> **Short problem**:
Word for word, copy all the data and drop the pictures.

════════════════

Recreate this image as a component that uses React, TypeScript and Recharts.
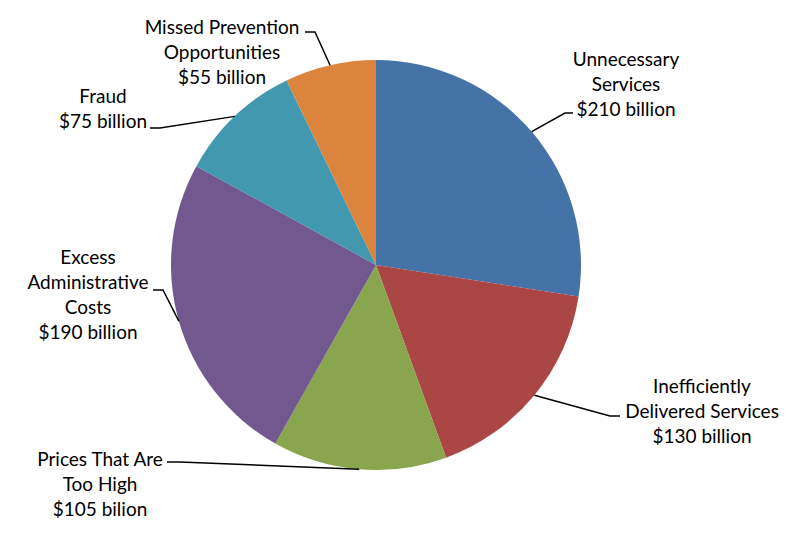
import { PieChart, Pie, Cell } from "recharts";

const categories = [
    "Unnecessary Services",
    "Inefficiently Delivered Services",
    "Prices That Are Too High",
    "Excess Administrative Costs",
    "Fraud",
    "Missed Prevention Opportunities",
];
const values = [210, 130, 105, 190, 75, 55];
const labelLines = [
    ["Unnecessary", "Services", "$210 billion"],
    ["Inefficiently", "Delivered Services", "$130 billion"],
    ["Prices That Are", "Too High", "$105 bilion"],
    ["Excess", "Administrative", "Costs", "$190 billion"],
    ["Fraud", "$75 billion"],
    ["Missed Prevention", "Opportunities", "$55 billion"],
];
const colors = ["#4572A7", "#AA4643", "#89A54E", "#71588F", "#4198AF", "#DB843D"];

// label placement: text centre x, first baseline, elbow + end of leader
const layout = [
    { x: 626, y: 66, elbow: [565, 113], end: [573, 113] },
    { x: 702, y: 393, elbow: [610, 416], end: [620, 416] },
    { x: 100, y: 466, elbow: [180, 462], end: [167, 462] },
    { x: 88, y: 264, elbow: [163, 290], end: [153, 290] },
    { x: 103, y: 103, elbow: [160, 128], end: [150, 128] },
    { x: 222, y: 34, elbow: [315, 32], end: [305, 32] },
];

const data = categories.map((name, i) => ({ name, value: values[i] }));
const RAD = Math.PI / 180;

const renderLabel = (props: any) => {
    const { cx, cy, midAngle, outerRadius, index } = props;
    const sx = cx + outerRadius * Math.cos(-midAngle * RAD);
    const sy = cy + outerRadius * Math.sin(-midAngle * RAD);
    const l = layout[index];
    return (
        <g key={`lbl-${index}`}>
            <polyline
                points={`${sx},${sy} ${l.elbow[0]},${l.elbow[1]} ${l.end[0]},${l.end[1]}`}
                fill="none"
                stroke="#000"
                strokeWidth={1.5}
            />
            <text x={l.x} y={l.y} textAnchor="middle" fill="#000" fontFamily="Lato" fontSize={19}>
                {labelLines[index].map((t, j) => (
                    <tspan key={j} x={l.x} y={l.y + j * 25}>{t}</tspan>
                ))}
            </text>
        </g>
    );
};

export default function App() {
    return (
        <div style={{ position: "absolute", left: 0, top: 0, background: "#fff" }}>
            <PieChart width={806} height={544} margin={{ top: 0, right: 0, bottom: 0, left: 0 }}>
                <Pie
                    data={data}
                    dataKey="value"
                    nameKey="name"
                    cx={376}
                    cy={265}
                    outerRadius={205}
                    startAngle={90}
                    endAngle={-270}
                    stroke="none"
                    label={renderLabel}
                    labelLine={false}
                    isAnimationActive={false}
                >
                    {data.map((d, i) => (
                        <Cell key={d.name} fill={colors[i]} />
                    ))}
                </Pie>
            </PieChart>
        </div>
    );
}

════════════════

> **Answer to the exercise**:
Recreate this image as a component that uses React, TypeScript and Recharts.
import { PieChart, Pie, Cell } from "recharts";

const categories = [
    "Unnecessary Services",
    "Inefficiently Delivered Services",
    "Prices That Are Too High",
    "Excess Administrative Costs",
    "Fraud",
    "Missed Prevention Opportunities",
];
const values = [210, 130, 105, 190, 75, 55];
const labelLines = [
    ["Unnecessary", "Services", "$210 billion"],
    ["Inefficiently", "Delivered Services", "$130 billion"],
    ["Prices That Are", "Too High", "$105 bilion"],
    ["Excess", "Administrative", "Costs", "$190 billion"],
    ["Fraud", "$75 billion"],
    ["Missed Prevention", "Opportunities", "$55 billion"],
];
const colors = ["#4572A7", "#AA4643", "#89A54E", "#71588F", "#4198AF", "#DB843D"];

// label placement: text centre x, first baseline, elbow + end of leader
const layout = [
    { x: 626, y: 66, elbow: [565, 113], end: [573, 113] },
    { x: 702, y: 393, elbow: [610, 416], end: [620, 416] },
    { x: 100, y: 466, elbow: [180, 462], end: [167, 462] },
    { x: 88, y: 264, elbow: [163, 290], end: [153, 290] },
    { x: 103, y: 103, elbow: [160, 128], end: [150, 128] },
    { x: 222, y: 34, elbow: [315, 32], end: [305, 32] },
];

const data = categories.map((name, i) => ({ name, value: values[i] }));
const RAD = Math.PI / 180;

const renderLabel = (props: any) => {
    const { cx, cy, midAngle, outerRadius, index } = props;
    const sx = cx + outerRadius * Math.cos(-midAngle * RAD);
    const sy = cy + outerRadius * Math.sin(-midAngle * RAD);
    const l = layout[index];
    return (
        <g key={`lbl-${index}`}>
            <polyline
                points={`${sx},${sy} ${l.elbow[0]},${l.elbow[1]} ${l.end[0]},${l.end[1]}`}
                fill="none"
                stroke="#000"
                strokeWidth={1.5}
            />
            <text x={l.x} y={l.y} textAnchor="middle" fill="#000" fontFamily="Lato" fontSize={19}>
                {labelLines[index].map((t, j) => (
                    <tspan key={j} x={l.x} y={l.y + j * 25}>{t}</tspan>
                ))}
            </text>
        </g>
    );
};

export default function App() {
    return (
        <div style={{ position: "absolute", left: 0, top: 0, background: "#fff" }}>
            <PieChart width={806} height={544} margin={{ top: 0, right: 0, bottom: 0, left: 0 }}>
                <Pie
                    data={data}
                    dataKey="value"
                    nameKey="name"
                    cx={376}
                    cy={265}
                    outerRadius={205}
                    startAngle={90}
                    endAngle={-270}
                    stroke="none"
                    label={renderLabel}
                    labelLine={false}
                    isAnimationActive={false}
                >
                    {data.map((d, i) => (
                        <Cell key={d.name} fill={colors[i]} />
                    ))}
                </Pie>
            </PieChart>
        </div>
    );
}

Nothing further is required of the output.